My Department committed to annually revising the allocation of Posts of Responsibility to take into account retirements during the school year which has ensured that the current level of Posts of Responsibility (PORs) are maintained in the school system. The Sectoral Bargaining process under Building Momentum for the primary sector has been used to increase posts of responsibility (POR) in primary and special schools by 1,450 posts.

Budget 2024 has also provided for an additional 1000 post of responsibility (500 APII posts in both primary and second-level) for the 2024/25 school year and a revised Post of Responsibility Schedule has issued to schools to reflect this increase in Assistant Principal II posts available to schools from September 2024.

In the intervening period to enhance middle management structures in schools, enrolment thresholds for Deputy Principals were altered to allow for additional Deputy Principals in our second-level schools. The number of posts allocated in respect of the Deputy Principal allocation has increased from 393 in 2016 to 1024 for 2024/25 school year i.e. a significant increase of over 630 Deputy Principal posts in 8 years. These additional posts provide resources to focus on leadership and management in our schools.

As a result of Budget 2022, I ensured that all primary schools with a teaching principal have a minimum of 37 Principal Release Days. i.e. one administrative day per week since September 2022. Schools with one special class have 4 additional release days, a total of 41 in the school year and schools with 2 special classes have admin principal status.

Other measures introduced at primary level in the intervening period in relation to School Management structures include:

  • all teachers in 2 teacher schools gaining Deputy Principal status as opposed to holding AP II posts.
  • Administrative Principal pupil threshold reduced from an enrolment of 178 to 169 with Deputy Admin Principal threshold reduced from and enrolment of 655 to 573.
As well as general teaching posts improvements, a new leadership framework introduced in 2017 allows for flexibility in identifying and prioritising the evolving leadership and management needs of schools. This shared leadership model supports school leaders in the overall management and operation of schools. It provides for the assignment and re-assignment of post holders to specific roles and responsibilities to meet a school’s evolving needs. Today, 1 in 3 primary and second-level teachers hold management positions in our schools.

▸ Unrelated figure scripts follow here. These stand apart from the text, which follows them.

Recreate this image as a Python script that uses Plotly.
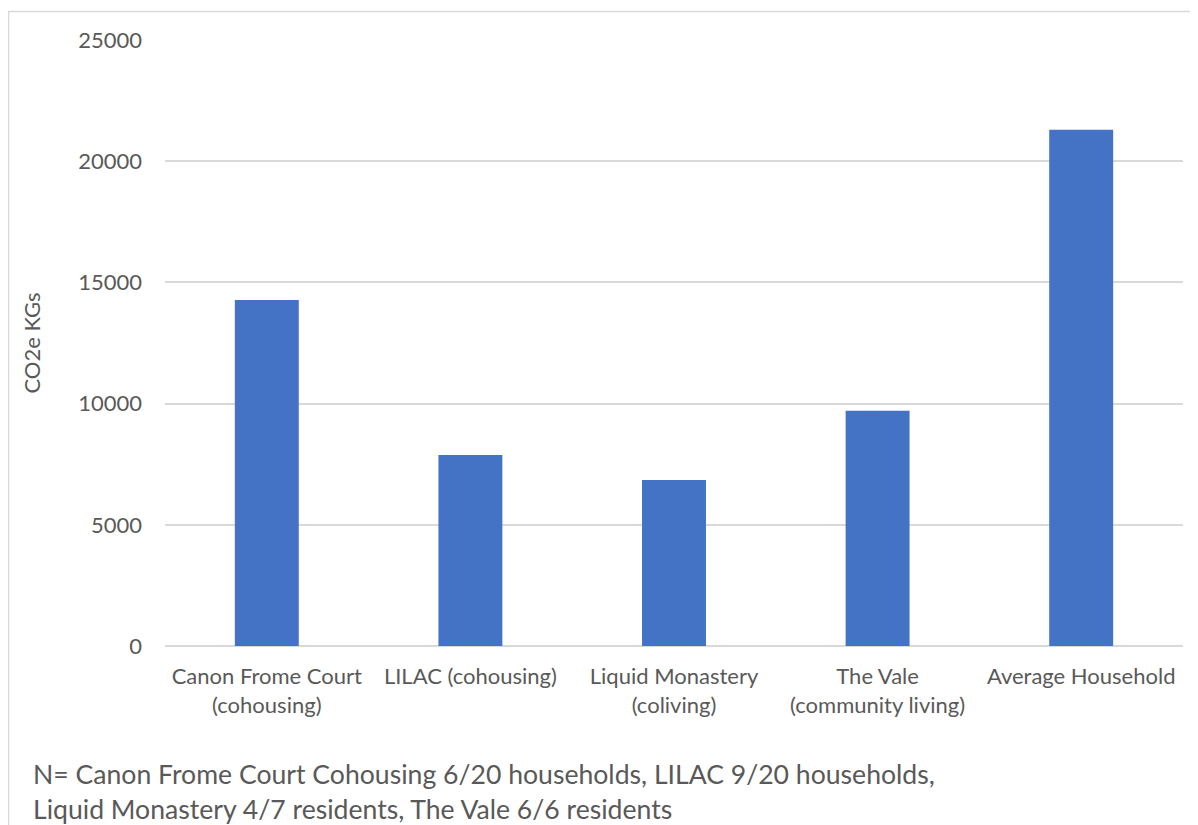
import plotly.graph_objects as go

categories = [
    "Canon Frome Court<br>(cohousing)",
    "LILAC (cohousing)",
    "Liquid Monastery<br>(coliving)",
    "The Vale<br>(community living)",
    "Average Household",
]
values = [14270, 7880, 6850, 9700, 21300]
y_ticks = [0, 5000, 10000, 15000, 20000, 25000]
y_title = "CO2e KGs"
footnote = ("N= Canon Frome Court Cohousing 6/20 households, LILAC 9/20 households,<br>"
            "Liquid Monastery 4/7 residents, The Vale 6/6 residents")

FONT = "Lato, Open Sans, sans-serif"
GREY = "#595959"

fig = go.Figure(go.Bar(x=categories, y=values, marker=dict(color="#4472C4", line=dict(width=0)),
                       width=0.314))

# page has an 8px body margin; figure is offset accordingly
OFF = 8
W, H = 1198 - OFF, 825 - OFF
ml, mr, mt, mb = 165 - OFF, 15, 40 - OFF, 179
pw, ph = W - ml - mr, H - mt - mb

def px_x(p):
    return (p - OFF - ml) / pw

def px_y(p):
    return (H - mb - (p - OFF)) / ph

fig.update_layout(
    width=W, height=H,
    margin=dict(l=ml, r=mr, t=mt, b=mb, autoexpand=False),
    paper_bgcolor="white", plot_bgcolor="white",
    font=dict(family=FONT, color=GREY, size=22),
    showlegend=False,
    xaxis=dict(showgrid=False, showline=False, ticks="", tickfont=dict(size=22, color=GREY),
               ticklabelstandoff=15, automargin=False),
    yaxis=dict(range=[0, 25000], tickvals=y_ticks, tickformat="d", showgrid=True,
               gridcolor="#d9d9d9", gridwidth=1.5,
               zeroline=True, zerolinecolor="#d9d9d9", zerolinewidth=1.5,
               ticks="", tickfont=dict(size=22, color=GREY), ticklabelstandoff=22, automargin=False,
               title=dict(text=y_title, font=dict(size=22, color=GREY), standoff=31)),
    shapes=[dict(type="rect", xref="paper", yref="paper",
                 x0=px_x(8.5), x1=px_x(1230), y0=px_y(900), y1=px_y(11.5),
                 line=dict(color="#d9d9d9", width=1.5), fillcolor="rgba(0,0,0,0)", layer="below")],
    annotations=[dict(text=footnote, xref="paper", yref="paper", x=px_x(31), y=px_y(756),
                      xanchor="left", yanchor="top", align="left", showarrow=False,
                      font=dict(size=26.6, color=GREY, family=FONT))],
)

fig.write_html("out.html")
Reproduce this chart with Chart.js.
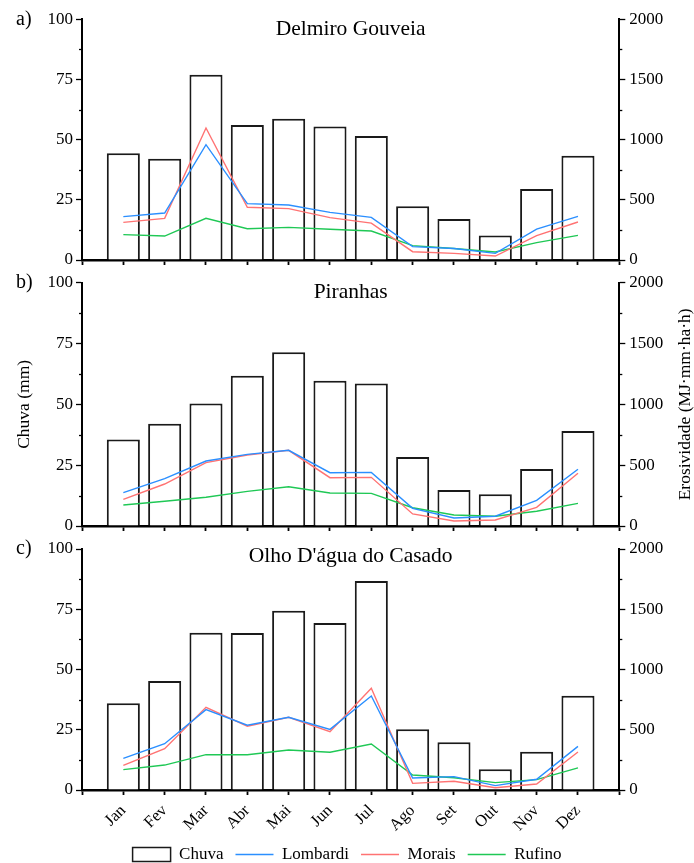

My Department and I are currently turning our thoughts to Education 2050 and how we take the best elements of our schools and build on this to create a system for future generations. The small schools project is an example of school communities coming together to explore and trail new ideas for the future including how admin supports can assist teaching principals with their administrative duties. It is acknowledged by my department that implementing policies while teaching can be challenging.

As well as general teaching posts improvements, a new leadership framework introduced in 2017 allows for flexibility in identifying and prioritising the evolving leadership and management needs of schools. This shared leadership model supports school leaders in the overall management and operation of schools. It provides for the assignment and re-assignment of post holders to specific roles and responsibilities to meet a school’s evolving needs.

The estimated full-year cost of reinstating the numbers of assistant principals to the highest previous level is €27.7m i.e. €4.4m at primary level and €23.3m at second-level.